Complicidad de casta con Ortega
El diálogo nacional prometido por el presidente de Nicaragua huele mal
La retórica antimperialista lastra el juicio de buena parte de la izquierda latinoamericana, históricamente rebelde contra las dictaduras castrenses apadrinadas por Estados Unidos, pero incapaz de movilizarse contra el autoritarismo del Gobierno de Nicaragua, que después de haber sofocado a tiros las manifestaciones opositoras completa el desguace con redadas policiales casa por casa. La última reunión del Foro de São Paulo cerró filas con el régimen de Managua, divorciado desde hace casi dos decenios de los anhelos de justicia y transformación social pretendidos por la revolución sandinista de 1979.
El organismo que agrupa a los partidos de la izquierda regional atribuye a la intromisión de EE UU la culpa de la crisis de Nicaragua, país en el que se estaría implementando “la fórmula que viene aplicando el imperialismo norteamericano a los países que no responden a sus intereses hegemónicos, causando violencia, destrucción y muerte mediante la manipulación y la acción desestabilizadora de los grupos terroristas de la derecha golpista”. Por lo tanto, esa derecha lacaya del imperio, amamantada empresarialmente por Daniel Ortega, es la única responsable de la crisis, y el comandante y su lugarteniente Rosario Murillo, sus víctimas.

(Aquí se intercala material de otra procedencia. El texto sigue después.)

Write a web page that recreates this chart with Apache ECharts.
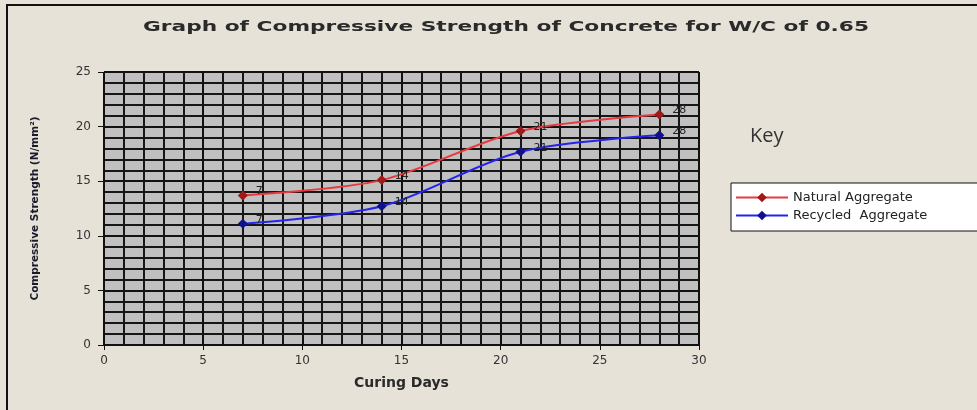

La izquierda deficitaria en democracia permanece varada en el mutis, el encubrimiento y el miedo escénico; le cuesta reconocer que la revolución que acabó con la tiranía somocista y el intervencionismo yanqui en la tierra de Sandino, se ha transformado en algo que no es ni izquierda, ni progreso, ni democracia. El izquierdismo enrocado facilita la vulneración de los derechos humanos denunciada por los organismos que velan por su observancia, nada sospechosos de ser asalariados del imperio. Tampoco los hermanos Mejía Godoy, el profesor Carlos Tünnermann, ni los intelectuales alzados contra una Administración devenida en camarilla.
Muchísimo menos, los firmantes de un documento muy representativo porque entre quienes lo suscriben, desde el desengaño y la militancia, figuran voluntarios que se han partido el pecho por la justicia social en Nicaragua, maltrecha desde que la pareja presidencial subordinó la lucha contra el subdesarrollo a su permanencia en el poder. Lo perdieron en las generales de 1990 pero maniobraron para ganar siempre. La fórmula fue una alianza con la Iglesia y la gran empresa que despistó al electorado y acabó dinamitando su programa.
La izquierda que calló entonces y no sea capaz de leer esa realidad ahora no tendrá ninguna autoridad, ni deberá extrañarse de que la espontánea sublevación de estudiantes y agrupaciones populares sea pasto de oportunistas y reaccionarios, advierten los firmantes; canibalizarán sus ideales si, frente a la verdad, opta por la complicidad de casta y la lealtad a unas siglas corrompidas. El diálogo nacional prometido por Ortega también huele mal. Probablemente lo ofrezca cuando desde las tumbas de los baleados emerjan la bandera blanca de la rendición y la paz de los cementerios.